■ **Exercise requirements**:
Wherever the word "with" appears in a line, copy that line.
* start Material to process *
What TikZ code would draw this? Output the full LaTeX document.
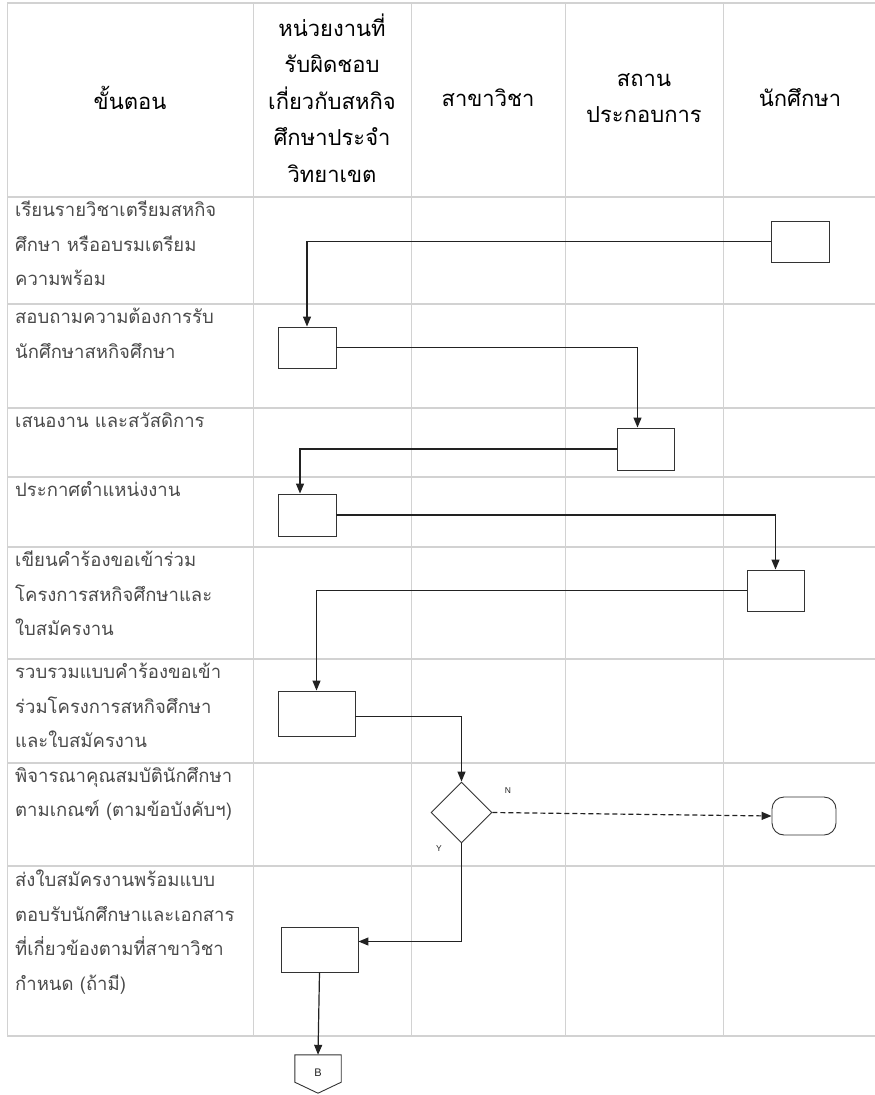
\documentclass[tikz,border=0pt]{standalone}
\usepackage{fontspec}
\newfontfamily\thaifont[Script=Thai]{Loma}
\setsansfont{Liberation Sans}
\usetikzlibrary{arrows.meta,shapes.geometric,calc}
\definecolor{gridgray}{HTML}{D2D2D2}
\definecolor{stepgray}{HTML}{4A4A4A}
\definecolor{boxgray}{HTML}{333333}
\definecolor{linegray}{HTML}{222222}
\begin{document}
\begin{tikzpicture}[x=1pt,y=-1pt,
  vgrid/.style={draw=gridgray, line width=0.8pt},
  hgrid/.style={draw=gridgray, line width=1.3pt},
  head/.style={font=\thaifont\fontsize{22}{36.5}\selectfont, align=center, text=black, inner sep=0},
  steptext/.style={font=\thaifont\fontsize{18.5}{34.5}\selectfont, align=left, anchor=north west, text=stepgray, inner sep=0},
  box/.style={draw=boxgray, line width=0.9pt, fill=white, inner sep=0, minimum width=58pt, minimum height=41pt},
  flow/.style={draw=linegray, line width=1.2pt, -{Triangle[length=10pt,width=8pt]}},
  yn/.style={font=\sffamily\fontsize{8.5}{9}\selectfont, text=linegray, inner sep=0}
]
\useasboundingbox (0,0) rectangle (875,1095);
% grid
\foreach \yy in {3,197,304,408,477,547,659,763,866,1036}{
  \draw[hgrid] (7,\yy) -- (875,\yy);
}
\foreach \xx in {7,253,411,565,723}{
  \draw[vgrid] (\xx,3) -- (\xx,1036);
}
% header
\node[head] (h1) at (130,98) {ขั้นตอน};
\node[head] (h2) at (332,98) {หน่วยงานที่\\รับผิดชอบ\\เกี่ยวกับสหกิจ\\ศึกษาประจำ\\วิทยาเขต};
\node[head] (h3) at (488,98) {สาขาวิชา};
\node[head] (h4) at (644,98) {สถาน\\ประกอบการ};
\node[head] (h5) at (800,98) {นักศึกษา};
% steps
\node[steptext] (s1) at (15,201) {เรียนรายวิชาเตรียมสหกิจ\\ศึกษา หรืออบรมเตรียม\\ความพร้อม};
\node[steptext] (s2) at (15,308) {สอบถามความต้องการรับ\\นักศึกษาสหกิจศึกษา};
\node[steptext] (s3) at (15,412) {เสนองาน และสวัสดิการ};
\node[steptext] (s4) at (15,481) {ประกาศตำแหน่งงาน};
\node[steptext] (s5) at (15,551) {เขียนคำร้องขอเข้าร่วม\\โครงการสหกิจศึกษาและ\\ใบสมัครงาน};
\node[steptext] (s6) at (15,663) {รวบรวมแบบคำร้องขอเข้า\\ร่วมโครงการสหกิจศึกษา\\และใบสมัครงาน};
\node[steptext] (s7) at (15,767) {พิจารณาคุณสมบัตินักศึกษา\\ตามเกณฑ์ (ตามข้อบังคับฯ)};
\node[steptext] (s8) at (15,870) {ส่งใบสมัครงานพร้อมแบบ\\ตอบรับนักศึกษาและเอกสาร\\ที่เกี่ยวข้องตามที่สาขาวิชา\\กำหนด (ถ้ามี)};
% boxes
\node[box] (A) at (800,241.5) {};
\node[box] (B) at (307,347.5) {};
\node[box, minimum width=57pt, minimum height=42pt] (C) at (645.5,449) {};
\node[box, minimum height=42pt] (D) at (307,515) {};
\node[box, minimum width=57pt] (E) at (775.5,590.5) {};
\node[box, minimum width=77pt, minimum height=45pt] (F) at (316.5,713.5) {};
\node[box, minimum width=77pt, minimum height=45pt] (G) at (319.5,949.5) {};
\node[diamond, aspect=1, draw=boxgray, line width=0.9pt, minimum width=61pt, minimum height=61pt, inner sep=0] (dia) at (461.5,812.5) {};
\node[draw=boxgray, line width=0.9pt, rounded corners=12pt, minimum width=64pt, minimum height=38pt, inner sep=0] (term) at (804,816) {};
\node[inner sep=0, minimum width=46pt, minimum height=27pt] (offp) at (318,1068.5) {};
\draw[draw=boxgray, line width=0.9pt] (offp.north west) -- (offp.north east) -- (offp.south east) -- ($(offp.south)+(0,11)$) -- (offp.south west) -- cycle;
\node[font=\sffamily\fontsize{11}{12}\selectfont, text=linegray, inner sep=0] (blabel) at (318,1073) {B};
% labels
\node[yn] (nl) at (508,791) {N};
\node[yn] (yl) at (439,849) {Y};
% connectors
\draw[flow] (A.west) -| (B.north);
\draw[flow] (B.east) -| ($(C.north)+(-8,0)$);
\draw[flow] (C.west) -| ($(D.north)+(-7,0)$);
\draw[flow] (D.east) -| (E.north);
\draw[flow] (E.west) -| (F.north);
\draw[flow] ($(F.east)+(0,3)$) -| (dia.north);
\draw[flow, dash pattern=on 5pt off 3pt] (dia.east) -- (term.west);
\draw[flow] (dia.south) |- ($(G.east)+(0,-8)$);
\draw[flow] (G.south) -- (offp.north);
\end{tikzpicture}
\end{document}
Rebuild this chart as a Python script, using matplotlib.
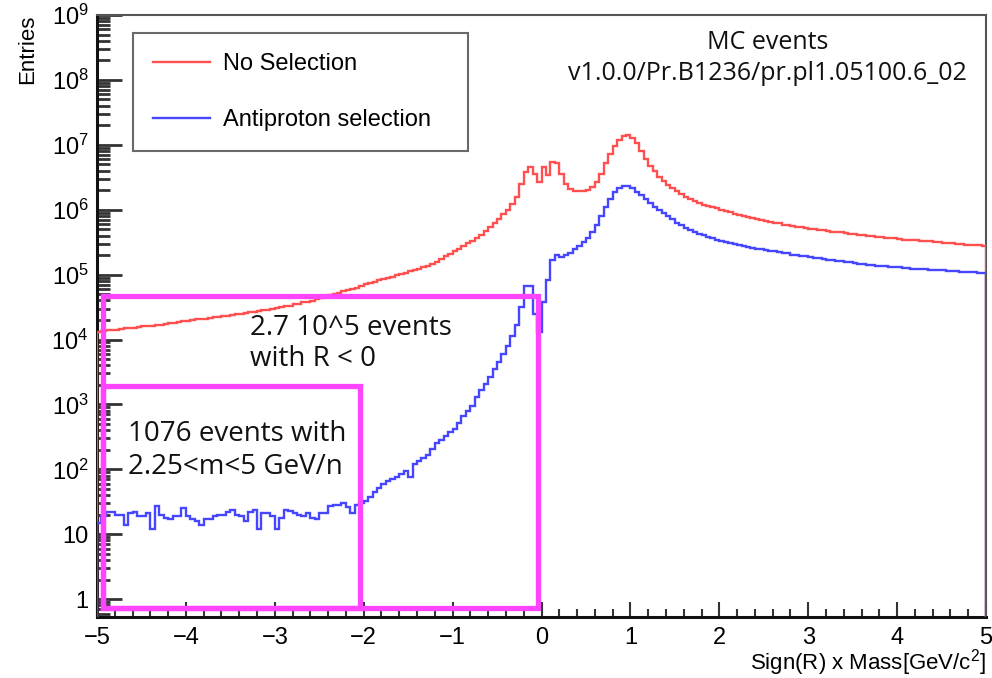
import numpy as np
import matplotlib
matplotlib.use("Agg")
import matplotlib.pyplot as plt
from matplotlib.patches import Rectangle
from matplotlib.ticker import FixedLocator, FixedFormatter, MultipleLocator

plt.rcParams["font.family"] = ["Liberation Sans", "DejaVu Sans"]
plt.rcParams["mathtext.fontset"] = "custom"
plt.rcParams["mathtext.rm"] = "Liberation Sans"
plt.rcParams["mathtext.it"] = "Liberation Sans:italic"

# ──────────────────────────────────────────────
# Data: 200 bins of width 0.05 over Sign(R) x Mass in [-5, 5]
# ──────────────────────────────────────────────
X_RANGE = (-5.0, 5.0)

no_selection = [
    13200, 13500, 13800, 13800, 14100, 14500, 14800, 14800, 15100, 15500,
    15900, 16200, 16200, 16600, 17000, 17400, 17800, 18200, 18600, 19100,
    19500, 20000, 20400, 20400, 20900, 21400, 21900, 22400, 22900, 23400,
    24000, 24500, 25100, 25700, 26300, 26900, 27500, 28200, 28800, 29500,
    30200, 31600, 32400, 33100, 34700, 35500, 37200, 38000, 39800, 41700,
    43700, 45700, 47900, 50100, 52500, 55000, 57500, 60300, 63100, 67600,
    70800, 74100, 77600, 81300, 85100, 89100, 93300, 97700, 102000, 107000,
    112000, 117000, 123000, 132000, 138000, 148000, 158000, 174000, 191000, 209000,
    229000, 251000, 275000, 302000, 331000, 363000, 407000, 468000, 537000, 617000,
    724000, 851000, 1000000, 1230000, 1580000, 2510000, 3800000, 4470000, 3550000, 2630000,
    4470000, 3470000, 5500000, 5250000, 3550000, 2510000, 2090000, 1950000, 1910000, 1910000,
    2040000, 2240000, 2690000, 3550000, 5250000, 7240000, 9550000, 12000000, 13800000, 14100000,
    12600000, 10500000, 7940000, 6030000, 4790000, 3890000, 3240000, 2750000, 2400000, 2140000,
    1910000, 1740000, 1580000, 1480000, 1380000, 1290000, 1200000, 1150000, 1100000, 1050000,
    1000000, 955000, 912000, 871000, 832000, 813000, 776000, 741000, 724000, 692000,
    676000, 646000, 631000, 617000, 589000, 575000, 562000, 550000, 537000, 525000,
    513000, 501000, 490000, 479000, 468000, 457000, 457000, 447000, 437000, 427000,
    417000, 407000, 407000, 398000, 389000, 380000, 380000, 372000, 363000, 363000,
    355000, 347000, 347000, 339000, 339000, 331000, 324000, 324000, 316000, 316000,
    309000, 302000, 302000, 295000, 295000, 288000, 288000, 282000, 282000, 275000,
]

antiproton = [
    15, 19, 22, 22, 20, 20, 14, 21, 22, 19,
    19, 21, 12, 27, 20, 18, 17, 19, 19, 25,
    19, 17, 16, 14, 17, 17, 19, 20, 20, 22,
    24, 20, 19, 16, 22, 24, 12, 21, 21, 19,
    12, 18, 24, 23, 21, 20, 19, 21, 18, 17,
    21, 21, 27, 28, 28, 30, 26, 21, 28, 30,
    32, 38, 45, 52, 60, 66, 71, 76, 85, 93,
    76, 120, 132, 151, 166, 209, 251, 282, 331, 372,
    417, 525, 661, 794, 955, 1320, 1660, 2090, 2630, 3550,
    4570, 6030, 7940, 11200, 16600, 31600, 67600, 67600, 25100, 13200,
    38000, 83200, 170000, 200000, 190000, 204000, 219000, 245000, 275000, 316000,
    372000, 457000, 575000, 794000, 1100000, 1480000, 1860000, 2140000, 2290000, 2290000,
    2140000, 1900000, 1660000, 1450000, 1260000, 1120000, 1000000, 891000, 794000, 708000,
    631000, 575000, 525000, 490000, 457000, 427000, 407000, 380000, 363000, 347000,
    331000, 316000, 309000, 295000, 288000, 275000, 269000, 257000, 251000, 245000,
    240000, 234000, 229000, 224000, 219000, 214000, 204000, 200000, 195000, 191000,
    186000, 182000, 178000, 174000, 170000, 166000, 164000, 160000, 157000, 155000,
    151000, 148000, 146000, 143000, 141000, 138000, 136000, 135000, 132000, 130000,
    129000, 127000, 126000, 124000, 123000, 122000, 120000, 119000, 117000, 117000,
    116000, 115000, 114000, 112000, 111000, 110000, 110000, 108000, 107000, 107000,
]

series_labels = ["No Selection", "Antiproton selection"]

y_ticks = [1, 10, 1e2, 1e3, 1e4, 1e5, 1e6, 1e7, 1e8, 1e9]
y_tick_labels = ["1", "10", r"$10^{2}$", r"$10^{3}$", r"$10^{4}$", r"$10^{5}$",
                 r"$10^{6}$", r"$10^{7}$", r"$10^{8}$", r"$10^{9}$"]
x_ticks = [-5, -4, -3, -2, -1, 0, 1, 2, 3, 4, 5]
x_tick_labels = ["\u22125", "\u22124", "\u22123", "\u22122", "\u22121",
                 "0", "1", "2", "3", "4", "5"]

# highlighted regions: (x_left, x_right, y_bottom, y_top)
box_negative = (-4.93, -0.04, 0.73, 4.6e4)
box_highmass = (-4.93, -2.04, 0.73, 1.9e3)

RED = "#ff5050"
BLUE = "#4646ff"
MAGENTA = "#ff44ff"

# ──────────────────────────────────────────────
# Plot
# ──────────────────────────────────────────────
fig = plt.figure(figsize=(9.92, 6.78), dpi=100)
ax = fig.add_axes([97 / 992, 61 / 678, 889 / 992, 602 / 678])

edges = np.linspace(X_RANGE[0], X_RANGE[1], len(no_selection) + 1)
ax.stairs(no_selection, edges, color=RED, linewidth=1.7,
          baseline=0, label=series_labels[0], zorder=3)
ax.stairs(antiproton, edges, color=BLUE, linewidth=1.7,
          baseline=0, label=series_labels[1], zorder=3)

ax.set_yscale("log")
ax.set_xlim(*X_RANGE)
ax.set_ylim(0.53, 1e9)

ax.yaxis.set_major_locator(FixedLocator(y_ticks))
ax.yaxis.set_major_formatter(FixedFormatter(y_tick_labels))
minor_y = [m * 10.0 ** d for d in range(-1, 9) for m in range(2, 10)]
ax.yaxis.set_minor_locator(FixedLocator(minor_y))
ax.yaxis.set_minor_formatter(FixedFormatter([""] * len(minor_y)))
ax.xaxis.set_major_locator(FixedLocator(x_ticks))
ax.xaxis.set_major_formatter(FixedFormatter(x_tick_labels))
ax.xaxis.set_minor_locator(MultipleLocator(0.2))

ax.tick_params(axis="both", which="both", direction="in",
               top=False, right=False, colors="#333333", labelcolor="black",
               labelsize=17)
ax.tick_params(axis="y", which="major", length=18, width=2.0, pad=6)
ax.tick_params(axis="y", which="minor", length=9, width=2.0)
ax.tick_params(axis="x", which="major", length=11, width=1.5, pad=7)
ax.tick_params(axis="x", which="minor", length=6, width=1.5)

for side in ["left", "bottom"]:
    ax.spines[side].set_linewidth(2.2)
    ax.spines[side].set_color("#111111")
for side in ["top", "right"]:
    ax.spines[side].set_linewidth(1.5)
    ax.spines[side].set_color("#555555")

ax.set_xlabel("Sign(R) x Mass[GeV/c$^{2}$]", fontsize=16, ha="right", va="center")
ax.xaxis.set_label_coords(1.0, -0.075)
ax.set_ylabel("Entries", fontsize=16, ha="right", va="center")
ax.yaxis.set_label_coords(-0.078, 1.0)

leg = ax.legend(loc="upper left", bbox_to_anchor=(0.0405, 0.784, 0.377, 0.186),
                mode="expand", fontsize=17, frameon=True, fancybox=False,
                handlelength=2.4, handletextpad=0.55, labelspacing=1.45,
                borderpad=0.85, borderaxespad=0)
leg.get_frame().set_edgecolor("#444444")
leg.get_frame().set_linewidth(1.5)

# highlighted regions
for x0, x1, y0, y1 in [box_negative, box_highmass]:
    ax.add_patch(Rectangle((x0, y0), x1 - x0, y1 - y0, fill=False,
                           edgecolor=MAGENTA, linewidth=3.8, zorder=5,
                           clip_on=False))

note_font = ["Open Sans", "DejaVu Sans"]
ax.text(0.754, 0.955, "MC events", transform=ax.transAxes, ha="center",
        va="center", fontsize=18, family=note_font, color="#111111")
ax.text(0.754, 0.903, "v1.0.0/Pr.B1236/pr.pl1.05100.6_02", transform=ax.transAxes,
        ha="center", va="center", fontsize=18, family=note_font, color="#111111")

ax.text((250 - 97) / 889, (617 - 328) / 602, "2.7 10^5 events", transform=ax.transAxes,
        ha="left", va="center", fontsize=20, family=note_font, color="#111111", zorder=6)
ax.text((250 - 97) / 889, (617 - 359) / 602, "with R < 0", transform=ax.transAxes,
        ha="left", va="center", fontsize=20, family=note_font, color="#111111", zorder=6)
ax.text((128 - 97) / 889, (617 - 434) / 602, "1076 events with", transform=ax.transAxes,
        ha="left", va="center", fontsize=20, family=note_font, color="#111111", zorder=6)
ax.text((128 - 97) / 889, (617 - 467) / 602, "2.25<m<5 GeV/n", transform=ax.transAxes,
        ha="left", va="center", fontsize=20, family=note_font, color="#111111", zorder=6)

fig.savefig("out.png", dpi=100)
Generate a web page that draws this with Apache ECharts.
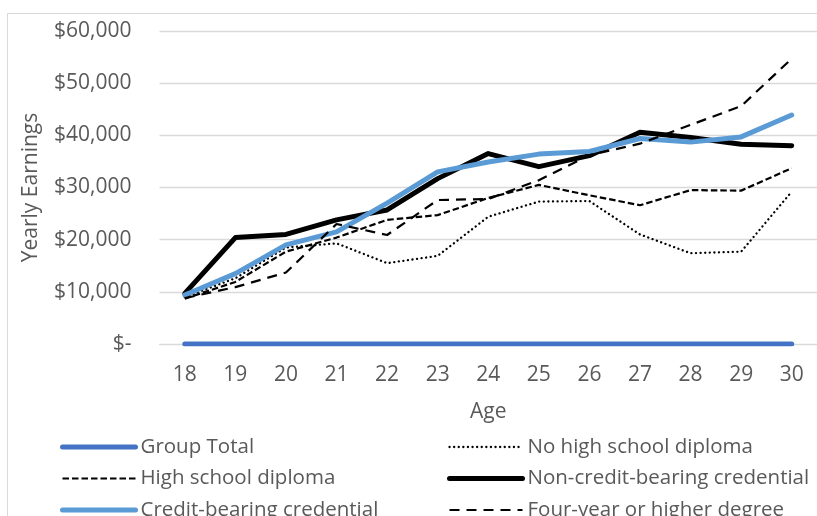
* end Material to process *
■ **Response**:
ax.text((250 - 97) / 889, (617 - 359) / 602, "with R < 0", transform=ax.transAxes,
ax.text((128 - 97) / 889, (617 - 434) / 602, "1076 events with", transform=ax.transAxes,
Generate a web page that draws this with Apache ECharts.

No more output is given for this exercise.